Naturally, there are many times when you do work that follows up on previous work, or which adds extra results about work that you have already published or submitted for review. There are “correct” ways to handle this. Read on to find out more.
What Can I Submit Where?
The above list of events and publication types are organized in increasing archival maturity. As a rule of thumb, for all of these types of papers, you are allowed to submit an improved version of published work to a higher archival tier. In other words, you are allowed to submit work that was published in a workshop to a conference, and work that was published in a conference to a journal. However, you cannot submit another journal paper for work that you already published in a journal.
Of course, once you submit work that was previously presented in a workshop to a conference, you better make sure that there is a significant improvement over the previous work or the reviewers will most likely reject your paper as not adding anything novel to the problem. Again, as a rule of thumb, you will need at least 25% extra material added to a previous publication for a higher venue to accept it — and this is only a rule of thumb, and is up to the discretion of the individual reviewers.
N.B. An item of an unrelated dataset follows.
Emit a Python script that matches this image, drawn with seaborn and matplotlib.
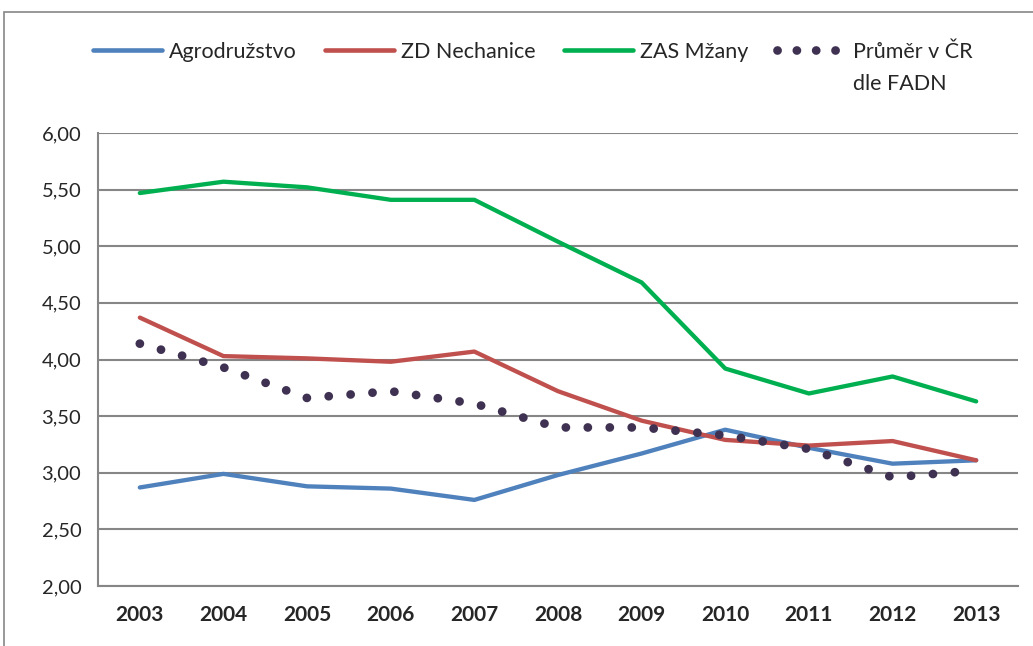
import matplotlib
matplotlib.use("Agg")
import matplotlib.pyplot as plt
import matplotlib.ticker as mticker
from matplotlib.patches import Rectangle
from matplotlib.lines import Line2D
import pandas as pd
import seaborn as sns

years = [2003, 2004, 2005, 2006, 2007, 2008, 2009, 2010, 2011, 2012, 2013]
agrodruzstvo = [2.87, 2.99, 2.88, 2.86, 2.76, 2.98, 3.17, 3.38, 3.22, 3.08, 3.11]
zd_nechanice = [4.37, 4.03, 4.01, 3.98, 4.07, 3.72, 3.46, 3.29, 3.24, 3.28, 3.11]
zas_mzany = [5.47, 5.57, 5.52, 5.41, 5.41, 5.04, 4.68, 3.92, 3.70, 3.85, 3.63]
prumer_fadn = [4.14, 3.93, 3.66, 3.72, 3.61, 3.40, 3.40, 3.33, 3.21, 2.96, 3.02]

names = ["Agrodružstvo", "ZD Nechanice", "ZAS Mžany", "Průměr v ČR"]
colors = ["#4F81BD", "#C0504D", "#00B050", "#3F3151"]

df = pd.DataFrame({
    "rok": years * 4,
    "hodnota": agrodruzstvo + zd_nechanice + zas_mzany + prumer_fadn,
    "serie": [n for n in names for _ in years],
})

sns.set_style("white")
plt.rcParams["font.family"] = ["Lato", "DejaVu Sans"]

fig = plt.figure(figsize=(10.33, 6.46), dpi=100)
ax = fig.add_axes([98 / 1033, 1 - 586 / 646, 920 / 1033, 453 / 646])

for name, col in zip(names, colors):
    sub = df[df["serie"] == name]
    sns.lineplot(data=sub, x="rok", y="hodnota", color=col, ax=ax, legend=False,
                 linewidth=3.1, solid_capstyle="round")

# prumer FADN - round dots
dot_line = ax.lines[3]
dot_line.set_linewidth(6.3)
dot_line.set_linestyle((0, (0.01, 2.5)))
dot_line.set_dash_capstyle("round")

ax.set_xlim(2002.5, 2013.5)
ax.set_ylim(2, 6)
ax.set_xlabel("")
ax.set_ylabel("")
ax.yaxis.set_major_locator(mticker.MultipleLocator(0.5))
ax.yaxis.set_major_formatter(mticker.FuncFormatter(lambda v, p: f"{v:.2f}".replace(".", ",")))
ax.set_xticks(years)
ax.set_xticklabels([str(y) for y in years], fontweight="bold")
ax.set_xticks([y + 0.5 for y in [2002] + years], minor=True)
ax.tick_params(axis="x", which="major", length=0, pad=14, labelsize=15)
ax.tick_params(axis="x", which="minor", length=7, width=1.5, color="#868686", direction="out")
ax.tick_params(axis="y", length=6, width=1.5, color="#868686", direction="out", labelsize=14.5, pad=6)
ax.grid(axis="y", color="#868686", linewidth=1.5)
ax.set_axisbelow(True)
for side in ["top", "right"]:
    ax.spines[side].set_visible(False)
for side in ["left", "bottom"]:
    ax.spines[side].set_color("#868686")
    ax.spines[side].set_linewidth(1.5)

handles = [Line2D([], [], color=c, linewidth=3.3, solid_capstyle="round") for c in colors[:3]]
handles.append(Line2D([], [], color=colors[3], linewidth=6.3, linestyle=(0, (0.01, 2.2)),
                      dash_capstyle="round"))
leg = fig.legend(handles, names, loc="upper left", bbox_to_anchor=(84 / 1033, 1 - 33 / 646),
                 ncol=4, frameon=False, fontsize=15.5, handlelength=3.2, handletextpad=0.35,
                 columnspacing=1.3, borderaxespad=0)

fig.canvas.draw()
bb = leg.get_texts()[3].get_window_extent().transformed(fig.transFigure.inverted())
fig.text(bb.x0, (bb.y0 + bb.y1) / 2 - 32 / 646, "dle FADN", fontsize=15.5, va="center", ha="left")

fig.patches.append(Rectangle((4 / 1033, -0.05), 1.2, 1 - 12 / 646 + 0.05,
                             transform=fig.transFigure, fill=False,
                             edgecolor="#868686", linewidth=1.2))

fig.savefig("out.png", dpi=100)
Also make sure that you simply don’t add 25% more words to the paper, but that this extra content adds something of value. Remember to reference your previous work in your new submission and clearly discuss the improvements you have made. It is much better to do this outright, than to risk a reviewer finding your previous paper and not understanding the differences. They may reject your new submission on the basis of self-plagiarism (or, worse, plagiarism).
Adding 25% extra material may sound like a lot, especially for a conference paper that describes work that is long since finished and which you have no intention of bringing back to life. However, there are many solutions to this. One of the easiest ways is to combine several conference papers into a single journal paper. For each of the conference papers, you have clearly added more than 25% more material that was not in the conference version. Another approach may be to write about a new study, survey, or literature review.
Following the Path
This brings us to the main message of this post: following the scholarly path. In practice, this means (1) presenting your initial work at a workshop to get formative feedback, then (2) presenting a conference paper to get even more, and finally (3) summarizing your consolidated research project in a journal paper. Compare this to the alternative, where you labor in solitude at your project for a very long time, not letting anyone see your work until it’s done. In the more open approach, you reduce risk by inviting comments at every step of the process. Everyone wins, especially science.